* _What the task asks_: Your task is to write out only the lines running from the line with "Emit a Python" to the line with "ax.axis('off')", both ends kept, with no images.

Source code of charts

┄┄┄┄┄┄

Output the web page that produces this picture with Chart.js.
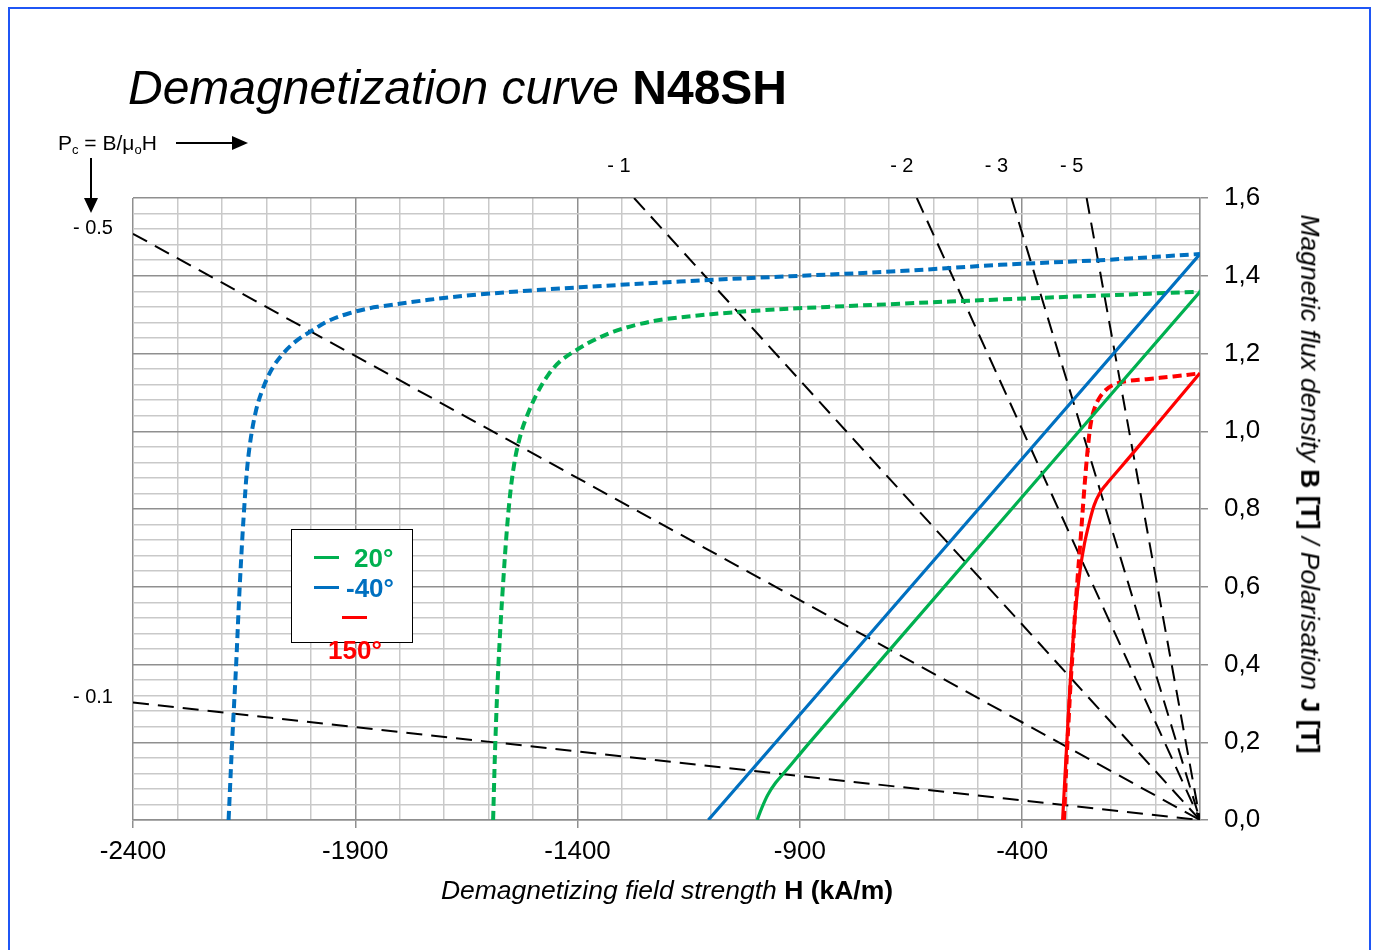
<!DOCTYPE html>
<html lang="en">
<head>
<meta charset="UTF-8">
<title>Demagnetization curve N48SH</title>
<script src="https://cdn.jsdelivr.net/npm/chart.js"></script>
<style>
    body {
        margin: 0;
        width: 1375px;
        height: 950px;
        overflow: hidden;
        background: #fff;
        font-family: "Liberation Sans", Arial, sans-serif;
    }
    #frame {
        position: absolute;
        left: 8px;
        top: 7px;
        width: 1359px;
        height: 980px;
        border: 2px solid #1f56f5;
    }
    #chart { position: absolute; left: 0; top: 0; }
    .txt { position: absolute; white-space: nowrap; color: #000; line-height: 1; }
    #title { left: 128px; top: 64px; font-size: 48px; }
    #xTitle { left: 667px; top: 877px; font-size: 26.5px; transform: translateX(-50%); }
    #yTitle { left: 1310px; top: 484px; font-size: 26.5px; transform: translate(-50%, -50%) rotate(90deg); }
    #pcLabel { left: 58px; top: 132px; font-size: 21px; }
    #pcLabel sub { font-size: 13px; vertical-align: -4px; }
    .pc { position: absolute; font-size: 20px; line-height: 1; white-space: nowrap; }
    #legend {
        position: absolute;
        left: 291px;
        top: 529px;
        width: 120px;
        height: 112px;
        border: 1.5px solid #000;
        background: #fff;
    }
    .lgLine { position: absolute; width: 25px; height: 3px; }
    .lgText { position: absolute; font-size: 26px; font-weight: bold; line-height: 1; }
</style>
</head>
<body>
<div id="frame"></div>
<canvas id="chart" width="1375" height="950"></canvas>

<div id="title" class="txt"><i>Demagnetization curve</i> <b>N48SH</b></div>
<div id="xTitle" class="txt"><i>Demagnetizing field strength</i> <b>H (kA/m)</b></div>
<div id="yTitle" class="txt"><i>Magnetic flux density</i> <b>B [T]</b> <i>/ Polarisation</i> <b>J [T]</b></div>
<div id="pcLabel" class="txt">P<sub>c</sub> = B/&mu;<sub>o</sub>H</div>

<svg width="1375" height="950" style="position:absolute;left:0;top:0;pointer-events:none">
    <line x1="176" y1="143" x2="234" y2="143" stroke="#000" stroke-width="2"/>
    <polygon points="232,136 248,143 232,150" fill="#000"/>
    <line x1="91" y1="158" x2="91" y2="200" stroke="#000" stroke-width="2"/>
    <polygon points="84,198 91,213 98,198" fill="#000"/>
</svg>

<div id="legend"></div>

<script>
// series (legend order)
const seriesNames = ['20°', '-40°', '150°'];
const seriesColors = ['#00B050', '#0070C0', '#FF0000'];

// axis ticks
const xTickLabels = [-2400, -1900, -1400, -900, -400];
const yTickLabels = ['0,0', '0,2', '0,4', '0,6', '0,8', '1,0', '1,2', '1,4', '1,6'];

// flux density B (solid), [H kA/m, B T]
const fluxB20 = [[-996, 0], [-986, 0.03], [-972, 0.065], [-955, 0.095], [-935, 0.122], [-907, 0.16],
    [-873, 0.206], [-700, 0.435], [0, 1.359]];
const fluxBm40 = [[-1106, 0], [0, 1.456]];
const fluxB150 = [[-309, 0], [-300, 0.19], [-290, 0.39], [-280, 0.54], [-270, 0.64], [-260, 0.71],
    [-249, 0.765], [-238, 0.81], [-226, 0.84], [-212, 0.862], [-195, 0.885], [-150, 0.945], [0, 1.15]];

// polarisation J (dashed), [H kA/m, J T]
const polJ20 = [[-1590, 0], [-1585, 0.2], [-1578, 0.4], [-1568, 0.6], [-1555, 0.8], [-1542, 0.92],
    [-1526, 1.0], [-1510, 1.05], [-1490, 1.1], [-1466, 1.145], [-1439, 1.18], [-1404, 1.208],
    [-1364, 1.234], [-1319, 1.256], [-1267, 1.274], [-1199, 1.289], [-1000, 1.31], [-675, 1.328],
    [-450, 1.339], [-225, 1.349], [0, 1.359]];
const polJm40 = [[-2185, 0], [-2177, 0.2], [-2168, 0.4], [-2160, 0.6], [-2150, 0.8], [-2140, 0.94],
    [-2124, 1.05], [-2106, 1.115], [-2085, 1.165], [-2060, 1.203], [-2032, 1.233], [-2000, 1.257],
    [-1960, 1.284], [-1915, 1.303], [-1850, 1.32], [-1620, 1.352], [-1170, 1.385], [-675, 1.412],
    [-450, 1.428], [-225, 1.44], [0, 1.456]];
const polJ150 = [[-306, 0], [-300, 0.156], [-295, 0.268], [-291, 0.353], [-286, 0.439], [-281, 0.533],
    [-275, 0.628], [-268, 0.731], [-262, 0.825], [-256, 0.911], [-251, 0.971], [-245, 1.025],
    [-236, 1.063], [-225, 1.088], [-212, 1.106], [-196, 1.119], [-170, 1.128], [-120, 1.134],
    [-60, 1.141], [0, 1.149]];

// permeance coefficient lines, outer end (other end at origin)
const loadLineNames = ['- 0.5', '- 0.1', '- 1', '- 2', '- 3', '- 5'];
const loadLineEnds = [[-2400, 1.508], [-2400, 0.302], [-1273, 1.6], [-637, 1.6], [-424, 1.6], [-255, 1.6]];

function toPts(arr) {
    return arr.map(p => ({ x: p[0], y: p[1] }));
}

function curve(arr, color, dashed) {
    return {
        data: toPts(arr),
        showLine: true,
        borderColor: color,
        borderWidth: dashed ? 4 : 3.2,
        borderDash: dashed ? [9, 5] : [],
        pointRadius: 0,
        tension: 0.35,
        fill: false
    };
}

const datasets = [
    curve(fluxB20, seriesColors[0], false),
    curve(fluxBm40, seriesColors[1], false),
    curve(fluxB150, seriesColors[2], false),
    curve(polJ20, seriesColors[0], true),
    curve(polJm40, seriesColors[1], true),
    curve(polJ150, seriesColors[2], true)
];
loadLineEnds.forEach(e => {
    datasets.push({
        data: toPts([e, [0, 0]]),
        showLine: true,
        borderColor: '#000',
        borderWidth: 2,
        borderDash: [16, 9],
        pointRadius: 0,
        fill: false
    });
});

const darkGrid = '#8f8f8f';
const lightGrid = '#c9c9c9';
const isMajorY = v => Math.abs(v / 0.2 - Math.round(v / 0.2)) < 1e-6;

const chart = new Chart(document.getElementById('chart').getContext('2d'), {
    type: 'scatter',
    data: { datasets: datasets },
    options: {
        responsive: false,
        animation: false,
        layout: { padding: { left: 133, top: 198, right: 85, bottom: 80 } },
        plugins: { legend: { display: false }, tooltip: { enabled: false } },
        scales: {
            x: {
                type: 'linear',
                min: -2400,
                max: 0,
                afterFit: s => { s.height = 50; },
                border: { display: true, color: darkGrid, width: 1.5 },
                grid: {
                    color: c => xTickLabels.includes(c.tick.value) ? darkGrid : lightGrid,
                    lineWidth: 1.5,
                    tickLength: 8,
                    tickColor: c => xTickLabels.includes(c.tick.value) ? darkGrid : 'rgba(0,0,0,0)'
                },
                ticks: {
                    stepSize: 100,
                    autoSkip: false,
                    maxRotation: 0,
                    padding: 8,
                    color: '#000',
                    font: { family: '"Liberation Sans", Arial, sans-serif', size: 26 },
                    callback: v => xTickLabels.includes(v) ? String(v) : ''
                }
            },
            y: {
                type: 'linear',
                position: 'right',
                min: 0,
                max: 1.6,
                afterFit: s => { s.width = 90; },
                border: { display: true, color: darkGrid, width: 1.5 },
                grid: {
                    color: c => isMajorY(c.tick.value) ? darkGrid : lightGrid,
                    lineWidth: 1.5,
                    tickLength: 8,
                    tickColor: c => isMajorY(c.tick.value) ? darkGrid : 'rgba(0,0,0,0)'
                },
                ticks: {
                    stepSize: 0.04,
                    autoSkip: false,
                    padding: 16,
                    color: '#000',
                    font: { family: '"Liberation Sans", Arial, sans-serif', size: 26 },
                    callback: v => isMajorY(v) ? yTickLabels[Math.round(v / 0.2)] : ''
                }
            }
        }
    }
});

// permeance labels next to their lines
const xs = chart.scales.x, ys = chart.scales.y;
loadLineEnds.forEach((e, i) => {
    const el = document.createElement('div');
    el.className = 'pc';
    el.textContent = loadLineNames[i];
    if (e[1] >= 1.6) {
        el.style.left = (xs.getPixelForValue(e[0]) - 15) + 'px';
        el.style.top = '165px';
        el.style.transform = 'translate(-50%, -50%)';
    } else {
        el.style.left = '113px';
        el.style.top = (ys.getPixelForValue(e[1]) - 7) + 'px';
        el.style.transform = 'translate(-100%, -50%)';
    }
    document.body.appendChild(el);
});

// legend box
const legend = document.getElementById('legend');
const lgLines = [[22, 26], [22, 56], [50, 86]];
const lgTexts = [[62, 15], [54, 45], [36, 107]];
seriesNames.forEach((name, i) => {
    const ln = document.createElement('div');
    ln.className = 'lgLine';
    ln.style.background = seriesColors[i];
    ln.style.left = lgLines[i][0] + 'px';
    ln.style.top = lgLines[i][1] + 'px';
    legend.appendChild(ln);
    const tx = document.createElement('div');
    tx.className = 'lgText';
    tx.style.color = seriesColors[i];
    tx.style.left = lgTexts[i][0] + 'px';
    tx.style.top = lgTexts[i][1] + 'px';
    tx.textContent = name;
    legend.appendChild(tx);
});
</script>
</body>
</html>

┄┄┄┄┄┄

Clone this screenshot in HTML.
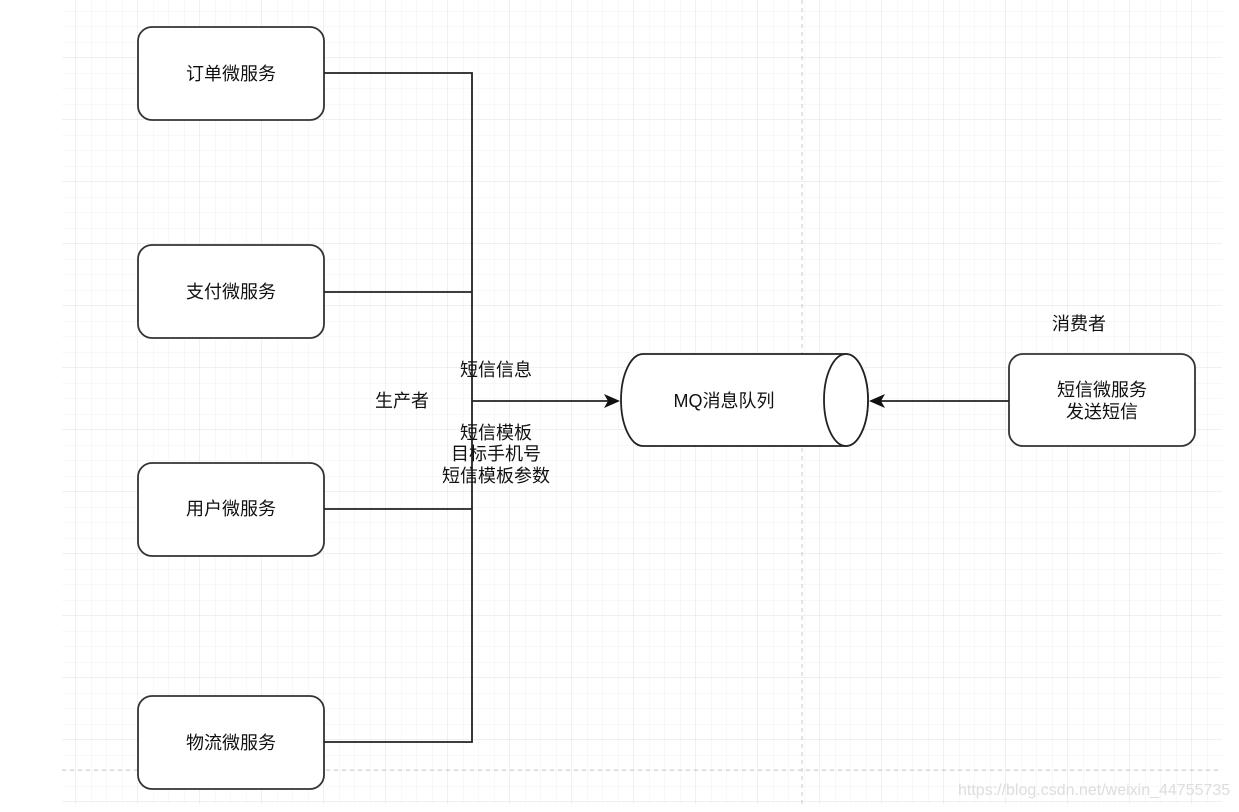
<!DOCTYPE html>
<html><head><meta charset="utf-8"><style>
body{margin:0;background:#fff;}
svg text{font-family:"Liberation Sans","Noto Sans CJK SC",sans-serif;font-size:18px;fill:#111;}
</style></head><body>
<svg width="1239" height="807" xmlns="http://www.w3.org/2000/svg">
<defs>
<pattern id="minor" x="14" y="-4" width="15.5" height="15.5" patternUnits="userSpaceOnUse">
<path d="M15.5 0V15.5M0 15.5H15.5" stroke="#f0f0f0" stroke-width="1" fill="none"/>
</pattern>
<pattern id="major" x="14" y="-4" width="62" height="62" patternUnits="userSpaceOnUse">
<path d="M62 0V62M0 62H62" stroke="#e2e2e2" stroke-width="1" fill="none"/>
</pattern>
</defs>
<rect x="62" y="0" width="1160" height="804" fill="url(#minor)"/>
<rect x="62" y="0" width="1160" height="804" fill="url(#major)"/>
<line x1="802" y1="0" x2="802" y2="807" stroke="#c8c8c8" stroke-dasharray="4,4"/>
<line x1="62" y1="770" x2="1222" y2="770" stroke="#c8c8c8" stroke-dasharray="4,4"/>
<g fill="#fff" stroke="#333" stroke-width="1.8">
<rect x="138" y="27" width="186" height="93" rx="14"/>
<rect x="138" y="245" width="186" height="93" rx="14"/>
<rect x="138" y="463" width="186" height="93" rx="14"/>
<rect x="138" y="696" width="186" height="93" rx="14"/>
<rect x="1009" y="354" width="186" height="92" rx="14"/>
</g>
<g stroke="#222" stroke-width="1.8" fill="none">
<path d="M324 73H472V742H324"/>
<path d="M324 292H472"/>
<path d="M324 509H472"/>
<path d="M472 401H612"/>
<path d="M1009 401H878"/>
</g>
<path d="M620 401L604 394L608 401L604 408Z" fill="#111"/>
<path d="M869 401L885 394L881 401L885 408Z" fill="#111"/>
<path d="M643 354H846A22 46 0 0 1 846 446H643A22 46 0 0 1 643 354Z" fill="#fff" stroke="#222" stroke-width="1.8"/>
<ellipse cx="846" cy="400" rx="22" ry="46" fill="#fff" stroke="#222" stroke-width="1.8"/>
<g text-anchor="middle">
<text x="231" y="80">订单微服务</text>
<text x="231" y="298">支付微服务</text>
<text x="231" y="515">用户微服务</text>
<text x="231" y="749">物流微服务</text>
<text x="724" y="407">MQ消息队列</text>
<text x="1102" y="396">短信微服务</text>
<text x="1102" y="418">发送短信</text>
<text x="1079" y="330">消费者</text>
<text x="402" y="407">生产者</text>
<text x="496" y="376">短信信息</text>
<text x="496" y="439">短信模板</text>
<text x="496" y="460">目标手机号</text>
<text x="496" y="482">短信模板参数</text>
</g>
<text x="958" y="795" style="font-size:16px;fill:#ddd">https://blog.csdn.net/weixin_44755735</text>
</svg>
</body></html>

┄┄┄┄┄┄

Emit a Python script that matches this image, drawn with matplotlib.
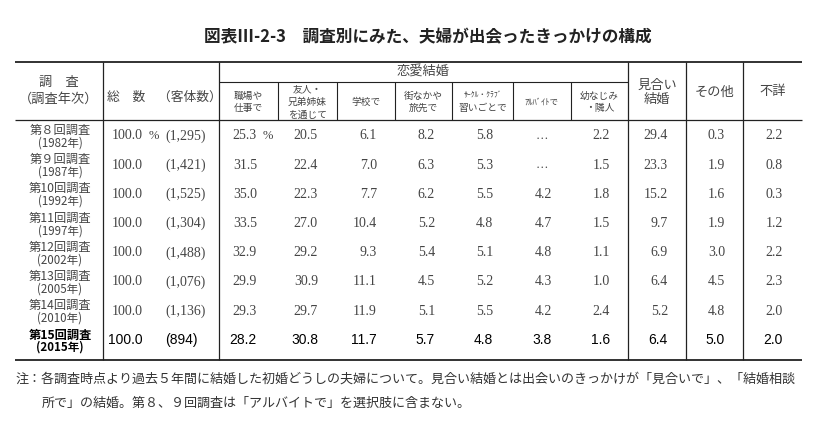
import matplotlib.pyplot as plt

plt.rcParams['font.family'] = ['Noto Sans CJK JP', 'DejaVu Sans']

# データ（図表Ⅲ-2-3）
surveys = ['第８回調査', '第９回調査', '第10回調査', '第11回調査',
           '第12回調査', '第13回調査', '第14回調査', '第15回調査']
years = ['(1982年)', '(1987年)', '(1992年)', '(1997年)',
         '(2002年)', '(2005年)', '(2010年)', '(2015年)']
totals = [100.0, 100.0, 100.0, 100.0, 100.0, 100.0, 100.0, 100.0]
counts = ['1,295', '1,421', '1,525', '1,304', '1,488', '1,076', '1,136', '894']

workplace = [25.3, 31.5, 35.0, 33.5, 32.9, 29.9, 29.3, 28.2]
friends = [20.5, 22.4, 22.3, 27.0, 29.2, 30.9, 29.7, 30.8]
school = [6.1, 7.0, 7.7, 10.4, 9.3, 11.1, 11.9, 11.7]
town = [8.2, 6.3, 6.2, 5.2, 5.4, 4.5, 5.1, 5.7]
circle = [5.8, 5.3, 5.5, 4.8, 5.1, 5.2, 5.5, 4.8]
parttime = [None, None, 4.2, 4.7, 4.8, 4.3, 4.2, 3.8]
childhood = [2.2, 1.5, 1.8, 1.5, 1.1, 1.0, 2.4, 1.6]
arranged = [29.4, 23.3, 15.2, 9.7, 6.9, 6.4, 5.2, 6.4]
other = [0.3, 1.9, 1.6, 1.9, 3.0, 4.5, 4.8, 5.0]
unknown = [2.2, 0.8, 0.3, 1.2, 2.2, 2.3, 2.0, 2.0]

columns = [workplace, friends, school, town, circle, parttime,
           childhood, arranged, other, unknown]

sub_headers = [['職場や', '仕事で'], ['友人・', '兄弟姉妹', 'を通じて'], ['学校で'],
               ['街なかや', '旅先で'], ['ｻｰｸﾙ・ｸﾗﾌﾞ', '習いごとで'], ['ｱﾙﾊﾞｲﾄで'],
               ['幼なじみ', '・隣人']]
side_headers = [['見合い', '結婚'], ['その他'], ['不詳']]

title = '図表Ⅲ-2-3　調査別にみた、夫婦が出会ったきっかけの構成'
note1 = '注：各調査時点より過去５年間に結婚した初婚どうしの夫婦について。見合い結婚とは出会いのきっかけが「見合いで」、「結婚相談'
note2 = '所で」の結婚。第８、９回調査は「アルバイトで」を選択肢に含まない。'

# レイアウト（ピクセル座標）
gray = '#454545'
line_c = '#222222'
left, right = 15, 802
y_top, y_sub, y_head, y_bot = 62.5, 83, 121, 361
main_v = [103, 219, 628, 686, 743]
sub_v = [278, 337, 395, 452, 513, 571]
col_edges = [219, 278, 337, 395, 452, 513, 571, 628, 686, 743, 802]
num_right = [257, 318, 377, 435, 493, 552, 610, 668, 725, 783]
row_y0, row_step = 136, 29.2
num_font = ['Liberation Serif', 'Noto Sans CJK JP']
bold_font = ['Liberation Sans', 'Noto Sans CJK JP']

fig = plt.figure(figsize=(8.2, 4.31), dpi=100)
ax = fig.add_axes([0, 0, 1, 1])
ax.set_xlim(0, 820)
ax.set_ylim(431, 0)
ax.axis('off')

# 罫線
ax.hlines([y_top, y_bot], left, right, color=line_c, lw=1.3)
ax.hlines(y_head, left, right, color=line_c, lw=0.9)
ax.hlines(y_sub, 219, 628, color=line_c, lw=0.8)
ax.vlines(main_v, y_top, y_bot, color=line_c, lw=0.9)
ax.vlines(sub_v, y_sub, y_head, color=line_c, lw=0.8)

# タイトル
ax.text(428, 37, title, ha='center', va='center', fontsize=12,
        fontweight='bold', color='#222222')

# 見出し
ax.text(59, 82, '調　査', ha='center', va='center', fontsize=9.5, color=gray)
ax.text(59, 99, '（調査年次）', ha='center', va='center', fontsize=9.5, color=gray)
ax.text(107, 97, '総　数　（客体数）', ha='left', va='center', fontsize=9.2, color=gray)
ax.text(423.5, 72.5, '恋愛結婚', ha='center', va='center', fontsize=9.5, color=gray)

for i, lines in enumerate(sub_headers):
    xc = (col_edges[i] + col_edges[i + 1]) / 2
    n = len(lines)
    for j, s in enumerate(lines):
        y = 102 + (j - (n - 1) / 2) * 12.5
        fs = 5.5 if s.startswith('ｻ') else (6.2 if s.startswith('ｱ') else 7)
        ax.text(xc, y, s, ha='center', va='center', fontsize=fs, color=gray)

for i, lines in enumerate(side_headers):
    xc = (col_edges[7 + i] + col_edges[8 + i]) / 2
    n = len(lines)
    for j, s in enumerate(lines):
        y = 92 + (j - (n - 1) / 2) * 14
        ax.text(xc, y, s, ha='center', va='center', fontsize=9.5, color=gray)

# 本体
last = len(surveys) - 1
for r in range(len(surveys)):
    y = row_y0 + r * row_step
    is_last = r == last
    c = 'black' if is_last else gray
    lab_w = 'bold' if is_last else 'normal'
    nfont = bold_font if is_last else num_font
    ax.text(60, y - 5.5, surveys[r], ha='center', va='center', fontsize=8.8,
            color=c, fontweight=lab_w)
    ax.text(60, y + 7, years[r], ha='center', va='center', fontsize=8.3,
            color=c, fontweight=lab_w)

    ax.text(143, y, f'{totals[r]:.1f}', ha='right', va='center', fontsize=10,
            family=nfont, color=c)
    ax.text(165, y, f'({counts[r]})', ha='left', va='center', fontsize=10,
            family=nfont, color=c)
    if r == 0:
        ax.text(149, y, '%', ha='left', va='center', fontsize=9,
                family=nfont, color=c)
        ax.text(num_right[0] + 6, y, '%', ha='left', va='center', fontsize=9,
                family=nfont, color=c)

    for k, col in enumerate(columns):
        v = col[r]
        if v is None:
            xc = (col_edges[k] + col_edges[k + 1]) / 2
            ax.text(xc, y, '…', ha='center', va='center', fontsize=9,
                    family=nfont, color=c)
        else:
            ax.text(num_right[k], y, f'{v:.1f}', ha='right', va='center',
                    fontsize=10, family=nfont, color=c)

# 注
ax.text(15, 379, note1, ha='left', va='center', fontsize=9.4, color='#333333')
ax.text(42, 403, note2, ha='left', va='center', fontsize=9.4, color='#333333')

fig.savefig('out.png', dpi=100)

┄┄┄┄┄┄

* _Worked solution_:
Emit a Python script that matches this image, drawn with matplotlib.
import matplotlib.pyplot as plt

plt.rcParams['font.family'] = ['Noto Sans CJK JP', 'DejaVu Sans']

# データ（図表Ⅲ-2-3）
surveys = ['第８回調査', '第９回調査', '第10回調査', '第11回調査',
           '第12回調査', '第13回調査', '第14回調査', '第15回調査']
years = ['(1982年)', '(1987年)', '(1992年)', '(1997年)',
         '(2002年)', '(2005年)', '(2010年)', '(2015年)']
totals = [100.0, 100.0, 100.0, 100.0, 100.0, 100.0, 100.0, 100.0]
counts = ['1,295', '1,421', '1,525', '1,304', '1,488', '1,076', '1,136', '894']

workplace = [25.3, 31.5, 35.0, 33.5, 32.9, 29.9, 29.3, 28.2]
friends = [20.5, 22.4, 22.3, 27.0, 29.2, 30.9, 29.7, 30.8]
school = [6.1, 7.0, 7.7, 10.4, 9.3, 11.1, 11.9, 11.7]
town = [8.2, 6.3, 6.2, 5.2, 5.4, 4.5, 5.1, 5.7]
circle = [5.8, 5.3, 5.5, 4.8, 5.1, 5.2, 5.5, 4.8]
parttime = [None, None, 4.2, 4.7, 4.8, 4.3, 4.2, 3.8]
childhood = [2.2, 1.5, 1.8, 1.5, 1.1, 1.0, 2.4, 1.6]
arranged = [29.4, 23.3, 15.2, 9.7, 6.9, 6.4, 5.2, 6.4]
other = [0.3, 1.9, 1.6, 1.9, 3.0, 4.5, 4.8, 5.0]
unknown = [2.2, 0.8, 0.3, 1.2, 2.2, 2.3, 2.0, 2.0]

columns = [workplace, friends, school, town, circle, parttime,
           childhood, arranged, other, unknown]

sub_headers = [['職場や', '仕事で'], ['友人・', '兄弟姉妹', 'を通じて'], ['学校で'],
               ['街なかや', '旅先で'], ['ｻｰｸﾙ・ｸﾗﾌﾞ', '習いごとで'], ['ｱﾙﾊﾞｲﾄで'],
               ['幼なじみ', '・隣人']]
side_headers = [['見合い', '結婚'], ['その他'], ['不詳']]

title = '図表Ⅲ-2-3　調査別にみた、夫婦が出会ったきっかけの構成'
note1 = '注：各調査時点より過去５年間に結婚した初婚どうしの夫婦について。見合い結婚とは出会いのきっかけが「見合いで」、「結婚相談'
note2 = '所で」の結婚。第８、９回調査は「アルバイトで」を選択肢に含まない。'

# レイアウト（ピクセル座標）
gray = '#454545'
line_c = '#222222'
left, right = 15, 802
y_top, y_sub, y_head, y_bot = 62.5, 83, 121, 361
main_v = [103, 219, 628, 686, 743]
sub_v = [278, 337, 395, 452, 513, 571]
col_edges = [219, 278, 337, 395, 452, 513, 571, 628, 686, 743, 802]
num_right = [257, 318, 377, 435, 493, 552, 610, 668, 725, 783]
row_y0, row_step = 136, 29.2
num_font = ['Liberation Serif', 'Noto Sans CJK JP']
bold_font = ['Liberation Sans', 'Noto Sans CJK JP']

fig = plt.figure(figsize=(8.2, 4.31), dpi=100)
ax = fig.add_axes([0, 0, 1, 1])
ax.set_xlim(0, 820)
ax.set_ylim(431, 0)
ax.axis('off')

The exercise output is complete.